Viewers and advertisers can now gear themselves for interactive television commercials, thanks to a deal announced by NBC Universal (NBCU) and TiVo in November 2007.
For advertisers, the prospect of having interactive spots, measured second-by-second, is a marketing dream, a dream that has grown out of a marketing nightmare.
The nightmare began when TiVo, of Avisto, CA, began producing a television recorder with the ability to easily fast-forward through commercials. That capability, which other DVRs are rapidly installing, threatened to negate every commercial in every program that viewers record for later viewing.
In their joint news release, TiVo and NBCU referred to "the new ways consumers are watching television" and "the significant strategic challenges they (advertisers) face in the age of the DVR."
The NBC-TiVo deal will not stop the fast-forwarding, but it will give advertisers two new weapons in their struggle with DVRs.
"Every creative director in the country wants to know if his or her advertising campaign is being skipped," Todd Juenger, TiVo vice president of research, told the Boston Globe.
Major advertisers are certain to be watching the TiVo/NBCU experiment because the technology could allow them to turn brief commercials into longer sales presentations to the most interested viewers.
Both the interactive feature and the commercial monitoring technology are apt to show up in other DVRs eventually, perhaps under TiVo licensing.
Industry sources said one fifth of United States television households already had DVRs in 2007. That number was projected to increase to 35 percent in the next five years.
Although TiVo pioneered the development of DVRs, sales of its recorders accounted for only 1.7 million of the USA’s estimated 20 million units in 2007.

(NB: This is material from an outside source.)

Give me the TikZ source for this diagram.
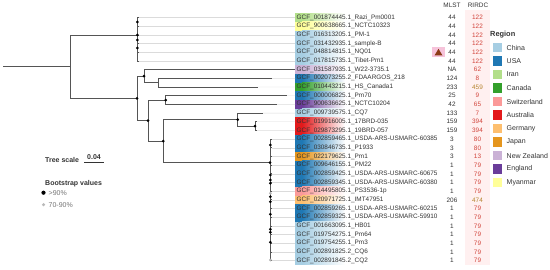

Since TiVo and others estimate that about 60 percent of DVR owners skip the recorded commercials, the impact on advertising can run into billions of dollars.
In 2007, Neilsen Ratings was testing ways to measure the viewing or skipping of commercials by DVR owners, an accounting that could be depressing to the industry.
Meanwhile, cable companies, TV networks and advertisers were searching for ways to curtail fast-forwarding through the recorded commercials.
At least two cable companies were testing offers of free premium programs that are modified to prevent the viewer from skipping the commercials. Other schemes to discourage fast-forwarding have met public disfavor.
Tracey Scheppach of Starcom USA, a large media-buying firm, told the Boston Globe that people don’t "hate advertising. What they hate is irrelevant disruption" and they will play a larger role in determining what is relevant.
They will play that role by voting with the fast-forward buttons on their DVR remotes.